In a joint home loan where both borrowers are co-owners, the bank adds both incomes to the repayment capacity. This typically increases the eligible loan amount by 60 to 90 percent compared to the primary applicant alone, provided both have satisfactory CIBIL scores.
5. What is the home loan eligibility criteria at HDFC Bank?
HDFC Bank’s minimum CIBIL for the floor rate is approximately 750. Known for fast digital disbursal for salary-account holders, strong project-approval lists in metro cities, and flexible income documentation for self-employed. Processing fee: up to 0.50 percent.
6. What is the FOIR limit for home loan eligibility?
Most banks cap FOIR at 50 to 55 percent of net monthly take-home.
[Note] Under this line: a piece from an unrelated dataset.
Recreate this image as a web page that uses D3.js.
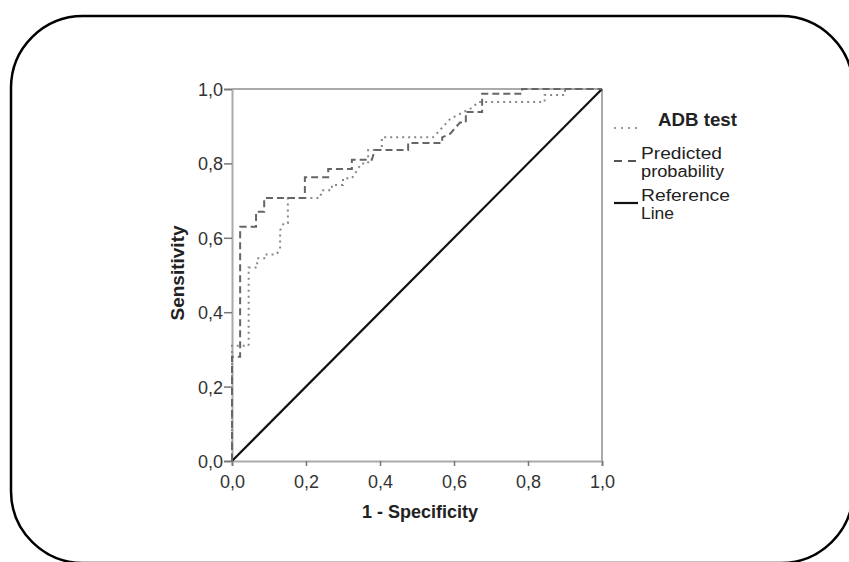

At 55 percent FOIR, a borrower earning Rs 80,000 net with an existing Rs 10,000 car loan EMI has Rs 34,000 of available home loan EMI capacity.
7. Can self-employed borrowers get home loans?
Yes, but the documentation bar is higher. Most banks require at least 3 years of profitable ITR filings, consistent bank statement cash flows, and a CA-certified balance sheet. HDFC and ICICI are often preferred by self-employed borrowers.
8. What is the LTV ratio for home loans in India 2026?
RBI framework: 90 percent LTV up to Rs 30 lakh, 80 percent up to Rs 75 lakh, 75 percent above Rs 75 lakh. A buyer of a Rs 1 crore property must bring a minimum down payment of Rs 25 lakh.